WHAT YOU NEED TO DO: Print exactly the lines from the first one down to the line that contains "New Roman', 'Liberation", both included, and skip the pictures.

Entries with chart source code:
════

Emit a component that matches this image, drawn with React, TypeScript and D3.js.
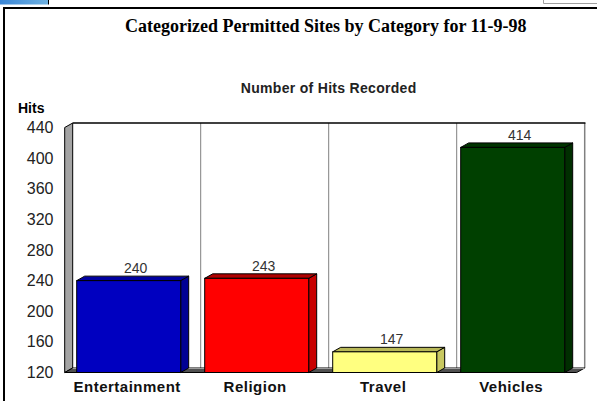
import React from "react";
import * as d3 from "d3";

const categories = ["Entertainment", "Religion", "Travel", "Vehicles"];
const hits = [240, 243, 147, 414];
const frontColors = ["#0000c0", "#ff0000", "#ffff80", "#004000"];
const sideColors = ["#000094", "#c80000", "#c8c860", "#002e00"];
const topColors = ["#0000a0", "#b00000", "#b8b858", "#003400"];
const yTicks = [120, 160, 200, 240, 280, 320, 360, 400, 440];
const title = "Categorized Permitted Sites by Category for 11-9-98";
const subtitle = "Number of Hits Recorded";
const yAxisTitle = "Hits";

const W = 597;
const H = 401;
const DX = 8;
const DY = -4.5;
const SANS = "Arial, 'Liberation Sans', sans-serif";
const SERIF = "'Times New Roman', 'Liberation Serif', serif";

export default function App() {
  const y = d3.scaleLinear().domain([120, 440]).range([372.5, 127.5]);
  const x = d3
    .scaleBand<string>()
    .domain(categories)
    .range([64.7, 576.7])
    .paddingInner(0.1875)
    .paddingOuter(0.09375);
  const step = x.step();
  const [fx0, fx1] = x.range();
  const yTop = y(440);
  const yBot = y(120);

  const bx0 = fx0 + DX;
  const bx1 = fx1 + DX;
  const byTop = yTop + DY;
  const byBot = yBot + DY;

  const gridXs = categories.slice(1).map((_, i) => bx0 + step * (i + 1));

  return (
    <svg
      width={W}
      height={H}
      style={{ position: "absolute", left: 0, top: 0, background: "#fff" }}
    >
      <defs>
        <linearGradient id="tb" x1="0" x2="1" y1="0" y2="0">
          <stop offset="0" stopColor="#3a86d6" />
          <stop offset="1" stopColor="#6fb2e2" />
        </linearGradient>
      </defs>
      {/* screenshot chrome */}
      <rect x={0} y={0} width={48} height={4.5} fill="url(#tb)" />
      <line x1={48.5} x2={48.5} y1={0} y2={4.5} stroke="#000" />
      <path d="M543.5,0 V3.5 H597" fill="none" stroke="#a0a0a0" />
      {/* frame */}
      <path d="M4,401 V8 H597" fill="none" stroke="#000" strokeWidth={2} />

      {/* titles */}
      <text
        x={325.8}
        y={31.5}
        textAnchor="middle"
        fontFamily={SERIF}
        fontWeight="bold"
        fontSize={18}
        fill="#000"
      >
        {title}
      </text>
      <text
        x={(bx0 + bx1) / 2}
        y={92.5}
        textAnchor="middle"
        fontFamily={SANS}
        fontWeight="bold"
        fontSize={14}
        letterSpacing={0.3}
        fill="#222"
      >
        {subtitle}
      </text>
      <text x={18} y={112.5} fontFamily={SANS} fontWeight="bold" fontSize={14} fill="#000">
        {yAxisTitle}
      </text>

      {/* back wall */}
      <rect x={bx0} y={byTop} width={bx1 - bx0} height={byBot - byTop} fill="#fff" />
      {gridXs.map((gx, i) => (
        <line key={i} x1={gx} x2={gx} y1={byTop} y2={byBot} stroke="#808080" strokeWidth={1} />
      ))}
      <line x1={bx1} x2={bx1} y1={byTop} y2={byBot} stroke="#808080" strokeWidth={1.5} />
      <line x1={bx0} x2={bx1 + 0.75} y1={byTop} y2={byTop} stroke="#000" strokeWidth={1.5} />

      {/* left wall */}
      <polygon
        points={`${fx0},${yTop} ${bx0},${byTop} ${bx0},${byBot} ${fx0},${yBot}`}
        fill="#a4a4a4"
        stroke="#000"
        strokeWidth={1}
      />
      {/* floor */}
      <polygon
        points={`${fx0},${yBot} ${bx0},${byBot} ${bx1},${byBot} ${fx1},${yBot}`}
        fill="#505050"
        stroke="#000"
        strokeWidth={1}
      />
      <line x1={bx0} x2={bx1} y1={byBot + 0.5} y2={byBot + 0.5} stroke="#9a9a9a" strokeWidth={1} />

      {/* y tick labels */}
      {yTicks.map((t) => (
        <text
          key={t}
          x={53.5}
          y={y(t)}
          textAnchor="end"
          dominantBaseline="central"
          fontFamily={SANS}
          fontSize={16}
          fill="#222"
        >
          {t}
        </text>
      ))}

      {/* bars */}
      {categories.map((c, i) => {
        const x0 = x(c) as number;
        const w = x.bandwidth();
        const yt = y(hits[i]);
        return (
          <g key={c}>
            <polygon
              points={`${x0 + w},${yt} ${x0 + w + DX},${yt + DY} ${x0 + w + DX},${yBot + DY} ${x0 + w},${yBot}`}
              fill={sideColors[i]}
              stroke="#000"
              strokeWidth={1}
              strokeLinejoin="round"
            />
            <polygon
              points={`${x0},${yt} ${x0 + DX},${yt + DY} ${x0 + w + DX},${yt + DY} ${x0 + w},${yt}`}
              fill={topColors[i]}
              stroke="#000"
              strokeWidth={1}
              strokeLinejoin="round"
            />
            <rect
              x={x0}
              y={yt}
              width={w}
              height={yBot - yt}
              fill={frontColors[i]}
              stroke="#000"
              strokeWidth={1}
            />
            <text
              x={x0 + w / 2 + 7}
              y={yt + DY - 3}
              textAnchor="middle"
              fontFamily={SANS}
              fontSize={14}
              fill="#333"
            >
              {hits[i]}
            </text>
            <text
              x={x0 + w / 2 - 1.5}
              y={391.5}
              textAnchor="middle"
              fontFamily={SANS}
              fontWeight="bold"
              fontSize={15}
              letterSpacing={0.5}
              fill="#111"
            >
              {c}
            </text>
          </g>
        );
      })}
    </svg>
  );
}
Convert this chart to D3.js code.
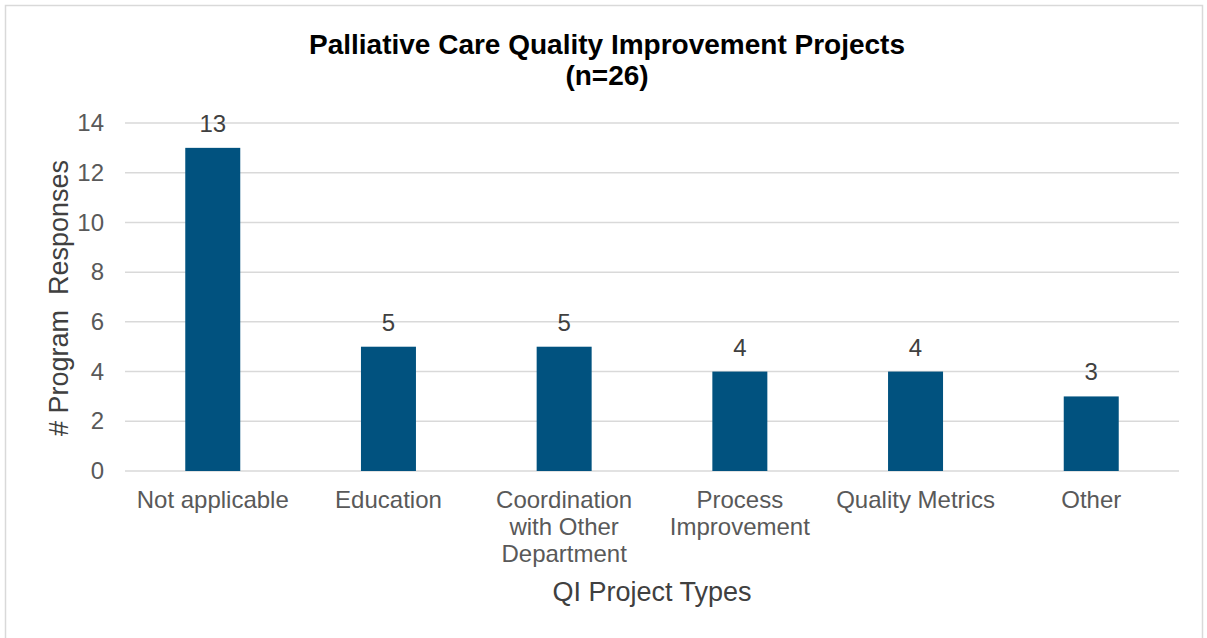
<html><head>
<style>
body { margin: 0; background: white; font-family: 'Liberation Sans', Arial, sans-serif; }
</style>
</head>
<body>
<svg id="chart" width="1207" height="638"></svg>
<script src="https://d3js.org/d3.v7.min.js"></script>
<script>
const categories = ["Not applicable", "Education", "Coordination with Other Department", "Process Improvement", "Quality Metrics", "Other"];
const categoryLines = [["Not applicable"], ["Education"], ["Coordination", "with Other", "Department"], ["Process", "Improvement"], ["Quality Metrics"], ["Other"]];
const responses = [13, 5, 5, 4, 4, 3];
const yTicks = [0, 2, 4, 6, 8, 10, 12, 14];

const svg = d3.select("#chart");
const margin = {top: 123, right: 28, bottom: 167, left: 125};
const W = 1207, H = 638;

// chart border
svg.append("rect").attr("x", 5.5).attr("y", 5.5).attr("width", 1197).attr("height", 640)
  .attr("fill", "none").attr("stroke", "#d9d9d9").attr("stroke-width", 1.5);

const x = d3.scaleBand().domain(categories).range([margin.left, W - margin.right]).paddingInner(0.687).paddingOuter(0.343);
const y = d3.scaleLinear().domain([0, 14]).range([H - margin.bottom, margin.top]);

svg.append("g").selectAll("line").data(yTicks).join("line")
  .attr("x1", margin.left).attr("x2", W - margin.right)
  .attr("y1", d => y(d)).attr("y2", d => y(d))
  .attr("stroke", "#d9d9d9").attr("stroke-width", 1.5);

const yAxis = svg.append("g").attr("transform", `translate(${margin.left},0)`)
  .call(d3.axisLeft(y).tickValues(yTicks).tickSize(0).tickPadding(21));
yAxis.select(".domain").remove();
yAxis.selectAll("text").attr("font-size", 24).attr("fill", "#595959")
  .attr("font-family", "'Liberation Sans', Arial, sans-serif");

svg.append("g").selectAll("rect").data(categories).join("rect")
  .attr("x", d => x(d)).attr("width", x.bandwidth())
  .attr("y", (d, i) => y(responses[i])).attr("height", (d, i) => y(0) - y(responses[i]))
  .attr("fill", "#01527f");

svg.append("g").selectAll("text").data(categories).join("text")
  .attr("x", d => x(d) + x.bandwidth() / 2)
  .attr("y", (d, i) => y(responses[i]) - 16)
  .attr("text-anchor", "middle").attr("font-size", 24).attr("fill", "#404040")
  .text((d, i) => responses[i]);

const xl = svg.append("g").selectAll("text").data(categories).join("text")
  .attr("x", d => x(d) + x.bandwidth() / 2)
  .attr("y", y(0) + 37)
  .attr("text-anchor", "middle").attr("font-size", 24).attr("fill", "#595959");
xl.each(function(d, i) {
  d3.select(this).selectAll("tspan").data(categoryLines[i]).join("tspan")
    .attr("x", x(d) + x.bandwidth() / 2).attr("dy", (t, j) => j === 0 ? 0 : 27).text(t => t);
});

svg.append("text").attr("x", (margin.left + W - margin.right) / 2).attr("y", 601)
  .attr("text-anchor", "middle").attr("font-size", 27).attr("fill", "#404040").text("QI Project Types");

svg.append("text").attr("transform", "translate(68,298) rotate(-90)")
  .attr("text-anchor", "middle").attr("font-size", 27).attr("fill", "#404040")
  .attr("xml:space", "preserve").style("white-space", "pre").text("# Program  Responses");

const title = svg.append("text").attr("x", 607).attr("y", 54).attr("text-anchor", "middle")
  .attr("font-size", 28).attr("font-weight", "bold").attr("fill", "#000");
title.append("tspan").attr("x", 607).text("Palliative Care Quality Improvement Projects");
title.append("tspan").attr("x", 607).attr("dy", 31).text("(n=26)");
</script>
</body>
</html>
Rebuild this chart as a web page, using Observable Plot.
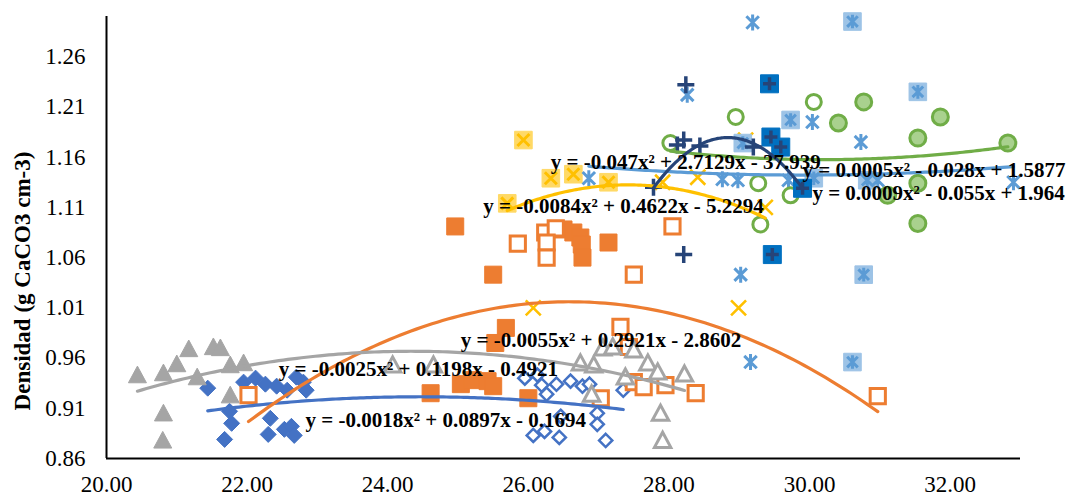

════

EXERCISE OUTPUT:
Emit a component that matches this image, drawn with React, TypeScript and D3.js.
import React from "react";
import * as d3 from "d3";

const categories = ["Entertainment", "Religion", "Travel", "Vehicles"];
const hits = [240, 243, 147, 414];
const frontColors = ["#0000c0", "#ff0000", "#ffff80", "#004000"];
const sideColors = ["#000094", "#c80000", "#c8c860", "#002e00"];
const topColors = ["#0000a0", "#b00000", "#b8b858", "#003400"];
const yTicks = [120, 160, 200, 240, 280, 320, 360, 400, 440];
const title = "Categorized Permitted Sites by Category for 11-9-98";
const subtitle = "Number of Hits Recorded";
const yAxisTitle = "Hits";

const W = 597;
const H = 401;
const DX = 8;
const DY = -4.5;
const SANS = "Arial, 'Liberation Sans', sans-serif";
const SERIF = "'Times New Roman', 'Liberation Serif', serif";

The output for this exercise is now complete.